In the first round, the seventh seed faces the eighth and the ninth faces the 10th. The winner of the match between the seventh and eighth qualifies for the playoffs. The loser faces the winner of the match between ninth and 10th in the second round. The winner of the second round qualifies for the playoffs. Of the two teams qualified, the one with the better regular season ranking faces the second seed in the first round of playoffs. The other team faces the first seed.

===Playoffs===
The playoffs are played in a single elimination bracket, each round being a best-of-seven. The seeding is decided based on the regular season ranking.

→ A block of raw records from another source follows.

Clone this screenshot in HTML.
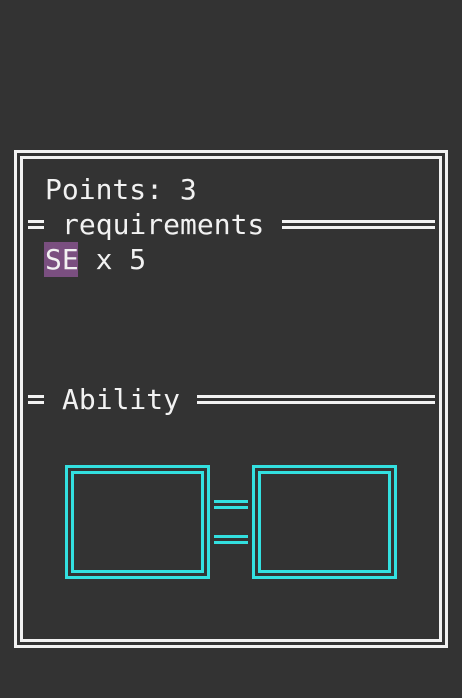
<!DOCTYPE html>
<html><head><meta charset="utf-8"><style>
html,body{margin:0;padding:0;background:#333333;}
svg{display:block}
text{font-family:"DejaVu Sans Mono","Liberation Mono",monospace;font-size:28px;fill:#f2f2f2}
</style></head><body>
<svg width="462" height="698" viewBox="0 0 462 698" xmlns="http://www.w3.org/2000/svg">
<rect width="462" height="698" fill="#333333"/>
<g fill="none" stroke="#f2f2f2" stroke-width="3">
<rect x="15.5" y="151.5" width="431" height="495"/>
<rect x="21.5" y="157.5" width="419" height="483"/>
</g>
<g fill="#f2f2f2">
<rect x="282" y="220" width="153" height="3"/>
<rect x="282" y="226" width="153" height="3"/>
<rect x="197" y="395" width="238" height="3"/>
<rect x="197" y="401" width="238" height="3"/>
<rect x="28" y="220" width="16" height="3"/>
<rect x="28" y="226" width="16" height="3"/>
<rect x="28" y="395" width="16" height="3"/>
<rect x="28" y="401" width="16" height="3"/>
</g>
<rect x="44" y="242" width="34" height="35" fill="#7a4f80"/>
<text x="45" y="199">Points: 3</text>
<text x="62" y="234">requirements</text>
<text x="45" y="269">SE x 5</text>
<text x="62" y="409">Ability</text>
<g fill="none" stroke="#33e0e0" stroke-width="3">
<rect x="66.5" y="466.5" width="142" height="111"/>
<rect x="72.5" y="472.5" width="130" height="99"/>
<rect x="253.5" y="466.5" width="142" height="111"/>
<rect x="259.5" y="472.5" width="130" height="99"/>
</g>
<g fill="#33e0e0">
<rect x="214" y="500" width="34" height="3"/>
<rect x="214" y="506" width="34" height="3"/>
<rect x="214" y="535" width="34" height="3"/>
<rect x="214" y="541" width="34" height="3"/>
</g>
</svg>
</body></html>
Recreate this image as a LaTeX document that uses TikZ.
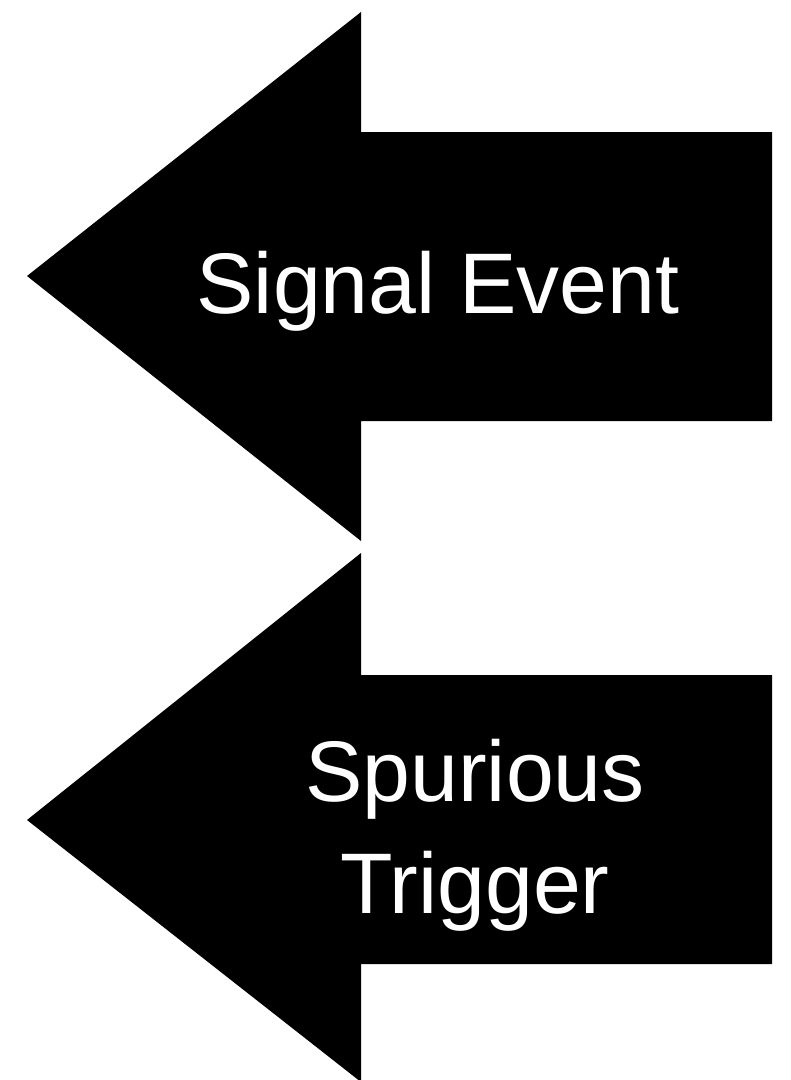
\documentclass[tikz,border=0pt]{standalone}
\usepackage{fontspec}
\setmainfont{Liberation Sans}
\begin{document}
\begin{tikzpicture}[x=1pt,y=-1pt,
  arrowshape/.style={fill=black,draw=none},
  label/.style={text=white,font=\fontsize{86}{112}\selectfont,align=center,inner sep=0pt}]
\useasboundingbox (0,0) rectangle (791,1080);
\fill[white] (0,0) rectangle (791,1080);
% upper arrow
\path[arrowshape] (27,276) -- (361,12) -- (361,132) -- (772,132) -- (772,421) -- (361,421) -- (361,541) -- cycle;
% lower arrow
\path[arrowshape] (27,820) -- (361,553) -- (361,675) -- (772,675) -- (772,964) -- (361,964) -- (361,1082) -- cycle;
\node[label,anchor=base] (sig) at (438,313) {Signal Event};
\node[label,anchor=base] (spu) at (475,801) {Spurious};
\node[label,anchor=base] (trg) at (475,913) {Trigger};
\end{tikzpicture}
\end{document}
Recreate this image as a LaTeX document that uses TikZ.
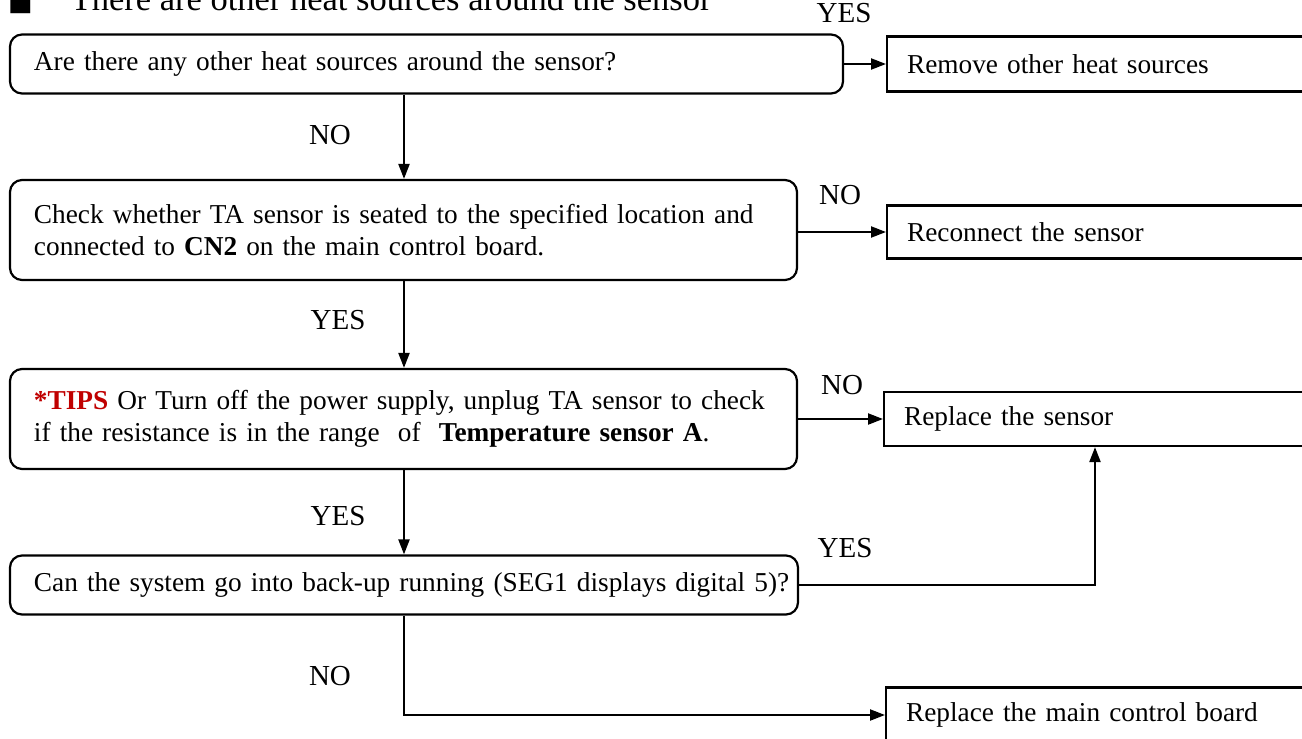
\documentclass[tikz,border=0pt]{standalone}
\usepackage{fontspec}
\setmainfont{Liberation Serif}
\newfontfamily\symfont{DejaVu Sans}
\usetikzlibrary{arrows.meta,calc}
\definecolor{tipred}{RGB}{192,0,0}
\begin{document}
\begin{tikzpicture}[x=1pt,y=-1pt,
  every node/.style={font=\fontsize{27.3}{32}\selectfont},
  qbox/.style={draw,line width=2.2pt,rounded corners=12pt,align=left,inner xsep=24pt,inner ysep=0pt},
  rbox/.style={draw,line width=2.2pt,align=left,inner xsep=20pt,inner ysep=0pt,anchor=west},
  lbl/.style={font=\fontsize{29}{32}\selectfont,inner sep=0pt},
  arr/.style={line width=2.2pt,-{Triangle[length=15pt,width=11pt]}}]
\useasboundingbox (0,0) rectangle (1302,739);
% title (cut at top)
\node[anchor=base west,inner sep=0pt,font=\fontsize{34.5}{36}\selectfont] (title) at (8,10) {{\symfont\fontsize{26}{30}\selectfont ■}\hspace{38pt}There are other heat sources around the sensor};
% question boxes
\node[qbox,minimum width=833pt,minimum height=59pt,text width=785pt] (q1) at (426.5,64) {\mbox{Are there any other heat sources around the sensor?}};
\node[qbox,minimum width=787pt,minimum height=100pt,text width=739pt] (q2) at (403.5,230) {\mbox{Check whether TA sensor is seated to the specified location and}\\\mbox{connected to \textbf{CN2} on the main control board.}};
\node[qbox,minimum width=787pt,minimum height=100pt,text width=739pt] (q3) at (403.5,419) {\mbox{\textcolor{tipred}{\textbf{*TIPS}} Or Turn off the power supply, unplug TA sensor to check}\\\mbox{if the resistance is in the range\ \ of\ \ \textbf{Temperature sensor A}.}};
\node[qbox,minimum width=788pt,minimum height=59pt,text width=740pt] (q4) at (404,585) {\mbox{Can the system go into back-up running (SEG1 displays digital 5)?}};
% result boxes (cut at right edge)
\node[rbox,minimum width=450pt,minimum height=55pt,text width=410pt] (r1) at (886,64) {Remove other heat sources};
\node[rbox,minimum width=450pt,minimum height=53pt,text width=410pt] (r2) at (886,232) {Reconnect the sensor};
\node[rbox,minimum width=450pt,minimum height=54pt,text width=410pt] (r3) at (883,419) {Replace the sensor};
\node[rbox,minimum width=450pt,minimum height=55pt,text width=410pt] (r4) at (885,715) {Replace the main control board};
% helper coordinates
\coordinate (vx) at (404,0);
\coordinate (vr) at (1095,0);
% connectors
\draw[arr] (q1.east) -- (r1.west);
\draw[arr] (q1.south -| vx) -- (q2.north -| vx);
\draw[arr] (r2.west -| q2.east) -- (r2.west);
\draw[arr] (q2.south -| vx) -- (q3.north -| vx);
\draw[arr] (q3.east) -- (r3.west);
\draw[arr] (q3.south -| vx) -- (q4.north -| vx);
\draw[arr] (q4.east) -- (q4.east -| vr) -- (r3.south -| vr);
\draw[arr] (q4.south -| vx) -- (r4.west -| vx) -- (r4.west);
% labels
\node[lbl] (l1) at (844,13) {YES};
\node[lbl] (l2) at (330,135) {NO};
\node[lbl] (l3) at (840,195) {NO};
\node[lbl] (l4) at (338,320) {YES};
\node[lbl] (l5) at (842,385) {NO};
\node[lbl] (l6) at (338,516) {YES};
\node[lbl] (l7) at (845,548) {YES};
\node[lbl] (l8) at (330,676) {NO};
\end{tikzpicture}
\end{document}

The teams play every other game at their home arena, the team with the higher regular season ranking getting the advantage for the first game. Pairings are reseeded after the first round.

===Playouts===
The two teams in the NL with the least regular season points go to the Playouts. They play a seven-game series, the loser of which has to play against the winner of the Swiss League (SL). The loser of that series goes to the SL, and the winner to the NL.